With the return of Arrested Development mere days away, I keep thinking about Joe Gibbs.
I didn’t really have sports heroes in the traditional sense growing up, but Gibbs, the legendary Washington Redskins head coach, is probably the exception.
It wasn’t just that he coached my favorite team, or that they were wildly successful during my childhood. It was also that he projected an image of good character and integrity.
So, when he returned to coaching in 2004, I was ecstatic.
I actually closed my office door for about an hour the day the Redskins announced Gibbs was coming back, peppering my friends with phone calls at work as we gleefully giggled like schoolgirls as visions of Lombardi Trophies filled our heads.
Except things didn’t go so well. He went 6-10 his first year. He quickly followed that up with a very good 10-6 season that included a playoff win, and all seemed well. But 2006 wound up with a disastrous 5-11 campaign after seeming so full of promise at the outset. 2007 turned out to be one of his best coaching jobs ever, though, as his team rallied from the death of Sean Taylor (and a Gibbs blunder in the Buffalo game right after Taylor’s funeral) to post four straight victories at the end of the season and qualify for the playoffs.
Overall, Gibbs was probably an above-average coach during his second stint. He took over a team that had been to the playoffs just once since his original departure and led them to the postseason twice in his final three years, including once when the season was marred by tragedy. He also went 4-2 against the hated Cowboys over that stretch, reversing a trend of futility against the franchise’s biggest rival.
Yet, he was also a victim of his own success. His second stint can’t compare favorably to his original, lengthier, more successful run in which he won three championships (with three different quarterbacks and three different running backs) for a team that hadn’t won a title since World War II.
As to how his second tenure impacts his overall legacy, I think that depends on whom you ask. For a Gibbs apologist like me, I acknowledge that he struggled a bit in ways that he never did in the 80s or 90s, but I also highlight the fact that he performed well in the face of constraints he never had to face during the old days (salary cap, the murder of his best player, and Dan Snyder, to name three). So, I certainly don’t think he “tarnished” his legacy in any way.
Others may disagree, though, and I can’t definitively say they don’t have a point.
All of that is in the back of my head as I await the return of Arrested Development. The under-viewed Fox sitcom aired its last episode in February of 2006. Or so we thought. In an unprecedented turn of events, Netflix made a deal to distribute a new season of Arrested Development a whopping seven years after the show went off the air.
While I’m cautiously optimistic, there is some small part of me that would have been fine with this not happening at all.
Don’t get me wrong—on Sunday, May 26, I’ll be burning through all 15 episodes just like every other AD superfan. Yet, I think about Joe Gibbs, and about the unassailable legendary career he had. While the second act was fine, it wasn’t as good as the first, and, in hindsight, seemed arguably unnecessary.

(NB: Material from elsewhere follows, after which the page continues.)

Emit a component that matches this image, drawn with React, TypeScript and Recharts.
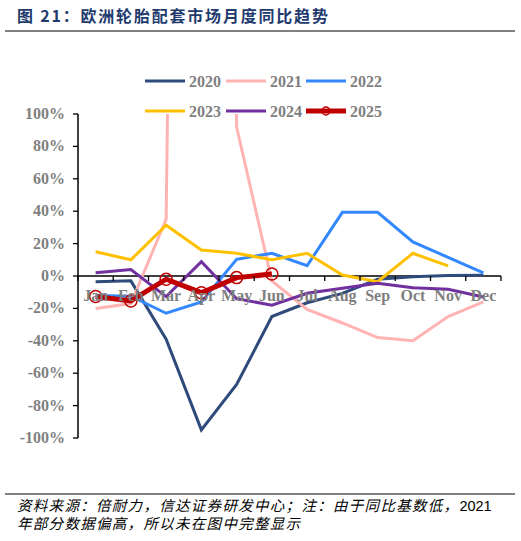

Arrested Development had a 53-episode run that was brilliant and nearly-perfect. It is my favorite sitcom of this century. Only longevity prevents it from being definitively my favorite sitcom of all time. Are we tempting fate by bringing it back?
In other words, there’s almost nowhere to go but down. Even a funny set of shows may feel like Gibbs 2.0: Good by objective standards, but not up to its own standards.
Therein lies the trap.
Arrested Development has had the better part of a decade to be analyzed, deconstructed, and obsessed over by devotees. With only 53 episodes, even I admit that I’ve seen the entire series run in its entirety at least four times. Expectations will be high.
So, AD could wind up a victim of its own previous, critically-acclaimed success. We also tend to forget the stuff that doesn’t work as well and remember the best bits. Even an “A-minus” might seem off-putting at this point. With comedy fans only too quick to play the “this great show isn’t as good as it used to be” card, will they be able to resist that temptation here?
I also worry a little about the adjustments that will have to be made for George Michael and Maeby, who were both still teenagers when the show went off the air the first time. I really like Michael Cera, but an awkward teen character that was endearing and hilarious in 2004 may seem weird and sad when performed by a guy in his mid-20s. Jumping ahead seven years is uncharted territory. Adjustments will need to be made.
In the end, I think all my hand-wringing will seem silly after just the few minutes of the first episode. For whatever reservations I may have about warming over a show that got canceled seven years ago, those potential negatives are far outweighed by the sheer creative skill of Mitchell Hurwitz and company, and the pitch-perfect performances of this cast—not to mention the fact that they now have total freedom in a way they never did when at Fox.
In other words, this was the fastest car on the track in 2006. It may be seven years later, but, now, the restrictor plate is off. Let’s see how fast she can go.
The return of a legend always has a potential downside in the legacy department. But the risk is normally worth it, given the possible rewards.
After Memorial Day weekend has come and gone, I think more people than not will not only be raving about Season Four of Arrested Development, but will also be clamoring for a fifth season. Or a movie. Or both.
I’m looking forward to being one of those people.